Another of Grant's dances produced a rock-and-roll classic. In 1958, the show's occasional house band, the Wraymen, played at a "Milt Grant Record Hop" in Fredericksburg. The Wraymen were backing the Diamonds when Grant asked them to play a stroll ("The Stroll" being one of the Diamonds' biggest hits at the time). Guitarist Link Wray insisted he didn't know how, then improvised after his brother Doug started playing a stroll beat on the drums.
Voila! "Oddball." The crowd reaction was so immediate that the band had to play it three more times that night. With gutbucket menace, awash in echo and reverb, Wray's slow drags across the strings of alternating major chords, capped by a run of notes up and down the fretboard, pretty much invented the power chord -- and created a template for modern rock guitar. When Wray finally recorded it, he called it "Rumble."
"American Bandstand" began its long run in 1957; by 1961, "The Milt Grant Show" was off the air, replaced by "Robin Hood" reruns. The station's new owner, Metromedia, did not approve of rock-and-roll.
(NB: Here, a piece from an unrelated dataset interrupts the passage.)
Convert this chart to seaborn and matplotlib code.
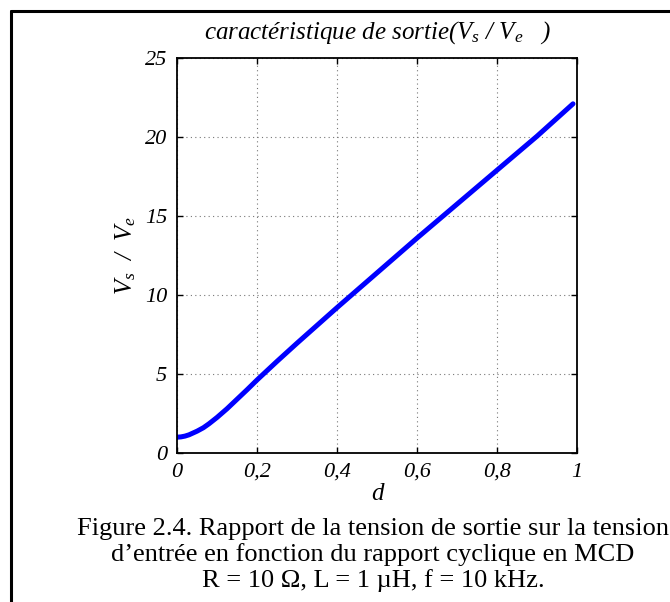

Grant would soon develop a much higher profile in broadcast circles in the '60s. He acquired one of the early UHF frequencies and founded Capitol Broadcasting Corp., which operated WDCA (Channel 20). Grant would continue buying, selling and owning television stations for the next three decades, but Washingtonians of a certain age will remember him most fondly from the days when "The Milt Grant Show" was must-see TV.